▶ Instructions for the task
Only the lines from the top of the listing below to the line that has "const toPoints = arr" should be echoed, with both ends kept and pictures left out.

▶ Available data
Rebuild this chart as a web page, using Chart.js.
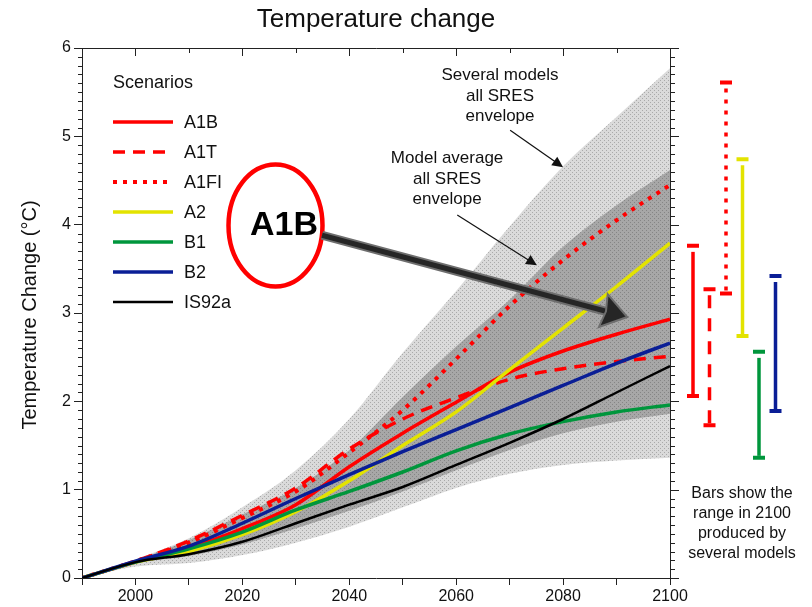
<!DOCTYPE html>
<html>
<head>
<meta charset="utf-8">
<title>Temperature change</title>
<script src="https://cdn.jsdelivr.net/npm/chart.js@4.4.1/dist/chart.umd.min.js"></script>
<style>
  html, body { margin: 0; padding: 0; background: #fff; }
  #wrap { width: 812px; height: 607px; }
</style>
</head>
<body>
<div id="wrap"><canvas id="tempChart"></canvas></div>
<script>
// Years and scenario projections (°C, relative to 1990)
const years = [1990, 2000, 2010, 2020, 2030, 2040, 2050, 2060, 2070, 2080, 2090, 2100];
const a1b   = [0, 0.18, 0.34, 0.56, 0.83, 1.26, 1.64, 1.99, 2.33, 2.57, 2.76, 2.93];
const a1t   = [0, 0.19, 0.42, 0.71, 1.02, 1.46, 1.80, 2.04, 2.25, 2.37, 2.45, 2.51];
const a1fi  = [0, 0.19, 0.40, 0.68, 0.98, 1.42, 1.90, 2.48, 3.08, 3.60, 4.05, 4.45];
const a2    = [0, 0.18, 0.30, 0.49, 0.75, 1.10, 1.50, 1.88, 2.36, 2.83, 3.30, 3.79];
const b1    = [0, 0.18, 0.33, 0.52, 0.77, 0.98, 1.20, 1.44, 1.63, 1.77, 1.88, 1.96];
const b2    = [0, 0.19, 0.36, 0.62, 0.90, 1.17, 1.43, 1.68, 1.93, 2.18, 2.43, 2.66];
const is92a = [0, 0.18, 0.27, 0.41, 0.62, 0.83, 1.03, 1.28, 1.53, 1.80, 2.10, 2.40];

// Envelopes
const allLow   = [0, 0.13, 0.17, 0.26, 0.40, 0.58, 0.80, 1.02, 1.18, 1.28, 1.33, 1.36];
const allHigh  = [0, 0.21, 0.45, 0.80, 1.22, 1.80, 2.55, 3.25, 3.98, 4.66, 5.22, 5.77];
const avgLow   = [0, 0.17, 0.25, 0.38, 0.56, 0.76, 0.98, 1.22, 1.45, 1.64, 1.77, 1.86];
const avgHigh  = [0, 0.20, 0.43, 0.72, 1.02, 1.45, 2.05, 2.62, 3.15, 3.75, 4.22, 4.62];

// Ranges in 2100 from several models (bars on the right)
const rangeNames = ['A1B', 'A1T', 'A1FI', 'A2', 'B1', 'B2'];
const rangeLow   = [2.06, 1.73, 3.22, 2.74, 1.36, 1.89];
const rangeHigh  = [3.76, 3.27, 5.61, 4.74, 2.56, 3.42];

const FONT = '"Liberation Sans", Arial, sans-serif';

const toPoints = arr => arr.map((v, i) => ({ x: years[i], y: v }));

const canvas = document.getElementById('tempChart');
function makePattern(base, dot) {
    const c = document.createElement('canvas');
    c.width = 4; c.height = 4;
    const g = c.getContext('2d');
    g.fillStyle = base;
    g.fillRect(0, 0, 4, 4);
    g.fillStyle = dot;
    g.fillRect(0, 0, 1, 1);
    g.fillRect(2, 2, 1, 1);
    return canvas.getContext('2d').createPattern(c, 'repeat');
}
const lightFill = makePattern('#dadada', '#a9a9a9');
const darkFill = makePattern('#a7a7a7', '#858585');

const scenarioStyles = [
    { label: 'A1B',   data: a1b,   color: '#ff0000', dash: [],     width: 3.5 },
    { label: 'A1T',   data: a1t,   color: '#ff0000', dash: [12, 8], width: 3.5 },
    { label: 'A1FI',  data: a1fi,  color: '#ff0000', dash: [4, 6],  width: 4 },
    { label: 'A2',    data: a2,    color: '#e3e300', dash: [],     width: 3.5 },
    { label: 'B1',    data: b1,    color: '#00963c', dash: [],     width: 3.5 },
    { label: 'B2',    data: b2,    color: '#0a1e96', dash: [],     width: 3.5 },
    { label: 'IS92a', data: is92a, color: '#000000', dash: [],     width: 2.5 }
];

function envelope(label, data, fill, bg, order) {
    return {
        label: label,
        data: toPoints(data),
        borderWidth: 0,
        borderColor: 'rgba(0,0,0,0)',
        backgroundColor: bg,
        fill: fill,
        pointRadius: 0,
        cubicInterpolationMode: 'monotone',
        order: order
    };
}

const datasets = [
    envelope('allLow', allLow, false, 'rgba(0,0,0,0)', 20),
    envelope('allHigh', allHigh, '-1', lightFill, 20),
    envelope('avgLow', avgLow, false, 'rgba(0,0,0,0)', 19),
    envelope('avgHigh', avgHigh, '-1', darkFill, 19)
];
scenarioStyles.forEach((s, i) => {
    datasets.push({
        label: s.label,
        data: toPoints(s.data),
        borderColor: s.color,
        borderWidth: s.width,
        borderDash: s.dash,
        borderCapStyle: 'butt',
        pointRadius: 0,
        fill: false,
        cubicInterpolationMode: 'monotone',
        order: 7 - i
    });
});

// Everything drawn around the plot: frame, minor ticks, title, legend, notes, range bars
const decorPlugin = {
    id: 'decor',
    beforeDraw(chart) {
        const ctx = chart.ctx;
        ctx.save();
        ctx.fillStyle = '#fff';
        ctx.fillRect(0, 0, chart.width, chart.height);
        ctx.restore();
    },
    afterDraw(chart) {
        const { ctx, chartArea: a, scales: { x, y } } = chart;
        ctx.save();

        // frame top + right
        ctx.strokeStyle = '#222';
        ctx.lineWidth = 1;
        ctx.beginPath();
        ctx.moveTo(a.left, a.top + 0.5);
        ctx.lineTo(a.right + 0.5, a.top + 0.5);
        ctx.lineTo(a.right + 0.5, a.bottom);
        ctx.stroke();

        // y minor ticks (left outward) and right axis ticks (outward)
        ctx.beginPath();
        for (let k = 0; k <= 60; k++) {
            const py = Math.round(y.getPixelForValue(k / 10)) + 0.5;
            const major = k % 10 === 0;
            if (!major) {
                ctx.moveTo(a.left - 4, py);
                ctx.lineTo(a.left, py);
            }
            ctx.moveTo(a.right, py);
            ctx.lineTo(a.right + (major ? 9 : 5), py);
        }
        // top ticks (inward)
        for (let yr = 1990; yr <= 2100; yr += 10) {
            const px = Math.round(x.getPixelForValue(yr)) + 0.5;
            ctx.moveTo(px, a.top);
            ctx.lineTo(px, a.top + (yr % 20 === 0 ? 8 : 5));
        }
        ctx.stroke();

        // title
        ctx.fillStyle = '#111';
        ctx.textAlign = 'center';
        ctx.textBaseline = 'middle';
        ctx.font = '26px ' + FONT;
        ctx.fillText('Temperature change', (a.left + a.right) / 2, 20);

        // y axis title
        ctx.save();
        ctx.translate(30, (a.top + a.bottom) / 2 + 2);
        ctx.rotate(-Math.PI / 2);
        ctx.font = '20px ' + FONT;
        ctx.fillText('Temperature Change (\u00B0C)', 0, 0);
        ctx.restore();

        // legend
        ctx.textAlign = 'left';
        ctx.font = '18px ' + FONT;
        ctx.fillText('Scenarios', a.left + 31, a.top + 35);
        scenarioStyles.forEach((s, i) => {
            const ly = a.top + 74 + i * 30;
            ctx.save();
            ctx.strokeStyle = s.color;
            ctx.lineWidth = s.width;
            ctx.setLineDash(s.dash);
            ctx.beginPath();
            ctx.moveTo(a.left + 31, ly);
            ctx.lineTo(a.left + 91, ly);
            ctx.stroke();
            ctx.restore();
            ctx.fillStyle = '#111';
            ctx.fillText(s.label, a.left + 102, ly + 1);
        });

        // envelope notes with thin arrows
        ctx.textAlign = 'center';
        ctx.font = '17px ' + FONT;
        const note = (lines, yr, val) => {
            const px = x.getPixelForValue(yr), py = y.getPixelForValue(val);
            lines.forEach((t, i) => ctx.fillText(t, px, py + i * 20.5));
        };
        note(['Several models', 'all SRES', 'envelope'], 2068.2, 5.69);
        note(['Model average', 'all SRES', 'envelope'], 2058.3, 4.75);

        const arrow = (y1, v1, y2, v2, w, head, color) => {
            const x1 = x.getPixelForValue(y1), p1 = y.getPixelForValue(v1);
            const x2 = x.getPixelForValue(y2), p2 = y.getPixelForValue(v2);
            const ang = Math.atan2(p2 - p1, x2 - x1);
            ctx.strokeStyle = color;
            ctx.fillStyle = color;
            ctx.lineWidth = w;
            ctx.beginPath();
            ctx.moveTo(x1, p1);
            ctx.lineTo(x2 - Math.cos(ang) * head * 0.8, p2 - Math.sin(ang) * head * 0.8);
            ctx.stroke();
            ctx.beginPath();
            ctx.moveTo(x2, p2);
            ctx.lineTo(x2 - head * Math.cos(ang - 0.45), p2 - head * Math.sin(ang - 0.45));
            ctx.lineTo(x2 - head * Math.cos(ang + 0.45), p2 - head * Math.sin(ang + 0.45));
            ctx.closePath();
            ctx.fill();
        };
        arrow(2070.1, 5.07, 2080.0, 4.65, 1.2, 12, '#111');
        arrow(2060.2, 4.11, 2075.1, 3.54, 1.2, 12, '#111');

        // A1B callout
        const cx = x.getPixelForValue(2026.2), cy = y.getPixelForValue(3.99);
        ctx.strokeStyle = '#ff0000';
        ctx.lineWidth = 4.5;
        ctx.beginPath();
        ctx.ellipse(cx, cy, 47, 61, 0, 0, Math.PI * 2);
        ctx.stroke();

        // big arrow
        const bx1 = x.getPixelForValue(2034.9), by1 = y.getPixelForValue(3.88);
        const bx2 = x.getPixelForValue(2092.0), by2 = y.getPixelForValue(2.955);
        const ang = Math.atan2(by2 - by1, bx2 - bx1);
        const ex = bx2 - Math.cos(ang) * 22, ey = by2 - Math.sin(ang) * 22;
        ctx.lineCap = 'butt';
        ctx.strokeStyle = '#6e6e6e';
        ctx.lineWidth = 9;
        ctx.beginPath(); ctx.moveTo(bx1, by1); ctx.lineTo(ex, ey); ctx.stroke();
        ctx.strokeStyle = '#262626';
        ctx.lineWidth = 5;
        ctx.beginPath(); ctx.moveTo(bx1, by1); ctx.lineTo(ex, ey); ctx.stroke();
        ctx.fillStyle = '#262626';
        ctx.strokeStyle = '#6e6e6e';
        ctx.lineWidth = 2;
        ctx.beginPath();
        ctx.moveTo(bx2, by2);
        ctx.lineTo(bx2 - 30 * Math.cos(ang - 0.6), by2 - 30 * Math.sin(ang - 0.6));
        ctx.lineTo(ex, ey);
        ctx.lineTo(bx2 - 30 * Math.cos(ang + 0.6), by2 - 30 * Math.sin(ang + 0.6));
        ctx.closePath();
        ctx.fill();
        ctx.stroke();

        ctx.fillStyle = '#000';
        ctx.font = 'bold 34px ' + FONT;
        ctx.fillText('A1B', x.getPixelForValue(2027.8), y.getPixelForValue(4.0) + 1);

        // range bars in 2100
        rangeNames.forEach((name, i) => {
            const s = scenarioStyles.find(d => d.label === name);
            const bx = a.right + 23 + i * 16.5;
            const top = y.getPixelForValue(rangeHigh[i]);
            const bot = y.getPixelForValue(rangeLow[i]);
            ctx.strokeStyle = s.color;
            ctx.lineWidth = 3.5;
            ctx.setLineDash(s.dash.length ? (name === 'A1T' ? [13, 10] : [4, 7]) : []);
            ctx.beginPath();
            ctx.moveTo(bx, top + 6);
            ctx.lineTo(bx, bot - 2);
            ctx.stroke();
            ctx.setLineDash([]);
            ctx.lineWidth = 4;
            ctx.beginPath();
            ctx.moveTo(bx - 6, top); ctx.lineTo(bx + 6, top);
            ctx.moveTo(bx - 6, bot); ctx.lineTo(bx + 6, bot);
            ctx.stroke();
        });

        ctx.fillStyle = '#111';
        ctx.font = '16px ' + FONT;
        ['Bars show the', 'range in 2100', 'produced by', 'several models'].forEach((t, i) => {
            ctx.fillText(t, a.right + 72, y.getPixelForValue(0.96) + i * 20);
        });

        ctx.restore();
    }
};

new Chart(canvas, {
    type: 'line',
    data: { datasets: datasets },
    options: {
        responsive: true,
        maintainAspectRatio: false,
        animation: false,
        devicePixelRatio: 1,
        layout: { padding: { top: 48, right: 142, left: 0, bottom: 0 } },
        scales: {
            x: {
                type: 'linear',
                min: 1990,
                max: 2100,
                afterFit: s => { s.height = 29; },
                ticks: {
                    stepSize: 10,
                    autoSkip: false,
                    maxRotation: 0,
                    padding: 2,
                    color: '#111',
                    font: { size: 16, family: FONT },
                    callback: v => (v % 20 === 0 ? String(v) : '')
                },
                grid: { drawOnChartArea: false, tickLength: 7, color: '#222' },
                border: { color: '#222' }
            },
            y: {
                min: 0,
                max: 6,
                afterFit: s => { s.width = 82; },
                ticks: {
                    stepSize: 1,
                    padding: 3,
                    color: '#111',
                    font: { size: 16, family: FONT }
                },
                grid: { drawOnChartArea: false, tickLength: 8, color: '#222' },
                border: { color: '#222' }
            }
        },
        plugins: {
            legend: { display: false },
            tooltip: { enabled: false },
            title: { display: false }
        }
    },
    plugins: [decorPlugin]
});
</script>
</body>
</html>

▶ Solution to this task
Rebuild this chart as a web page, using Chart.js.
<!DOCTYPE html>
<html>
<head>
<meta charset="utf-8">
<title>Temperature change</title>
<script src="https://cdn.jsdelivr.net/npm/chart.js@4.4.1/dist/chart.umd.min.js"></script>
<style>
  html, body { margin: 0; padding: 0; background: #fff; }
  #wrap { width: 812px; height: 607px; }
</style>
</head>
<body>
<div id="wrap"><canvas id="tempChart"></canvas></div>
<script>
// Years and scenario projections (°C, relative to 1990)
const years = [1990, 2000, 2010, 2020, 2030, 2040, 2050, 2060, 2070, 2080, 2090, 2100];
const a1b   = [0, 0.18, 0.34, 0.56, 0.83, 1.26, 1.64, 1.99, 2.33, 2.57, 2.76, 2.93];
const a1t   = [0, 0.19, 0.42, 0.71, 1.02, 1.46, 1.80, 2.04, 2.25, 2.37, 2.45, 2.51];
const a1fi  = [0, 0.19, 0.40, 0.68, 0.98, 1.42, 1.90, 2.48, 3.08, 3.60, 4.05, 4.45];
const a2    = [0, 0.18, 0.30, 0.49, 0.75, 1.10, 1.50, 1.88, 2.36, 2.83, 3.30, 3.79];
const b1    = [0, 0.18, 0.33, 0.52, 0.77, 0.98, 1.20, 1.44, 1.63, 1.77, 1.88, 1.96];
const b2    = [0, 0.19, 0.36, 0.62, 0.90, 1.17, 1.43, 1.68, 1.93, 2.18, 2.43, 2.66];
const is92a = [0, 0.18, 0.27, 0.41, 0.62, 0.83, 1.03, 1.28, 1.53, 1.80, 2.10, 2.40];

// Envelopes
const allLow   = [0, 0.13, 0.17, 0.26, 0.40, 0.58, 0.80, 1.02, 1.18, 1.28, 1.33, 1.36];
const allHigh  = [0, 0.21, 0.45, 0.80, 1.22, 1.80, 2.55, 3.25, 3.98, 4.66, 5.22, 5.77];
const avgLow   = [0, 0.17, 0.25, 0.38, 0.56, 0.76, 0.98, 1.22, 1.45, 1.64, 1.77, 1.86];
const avgHigh  = [0, 0.20, 0.43, 0.72, 1.02, 1.45, 2.05, 2.62, 3.15, 3.75, 4.22, 4.62];

// Ranges in 2100 from several models (bars on the right)
const rangeNames = ['A1B', 'A1T', 'A1FI', 'A2', 'B1', 'B2'];
const rangeLow   = [2.06, 1.73, 3.22, 2.74, 1.36, 1.89];
const rangeHigh  = [3.76, 3.27, 5.61, 4.74, 2.56, 3.42];

const FONT = '"Liberation Sans", Arial, sans-serif';

const toPoints = arr => arr.map((v, i) => ({ x: years[i], y: v }));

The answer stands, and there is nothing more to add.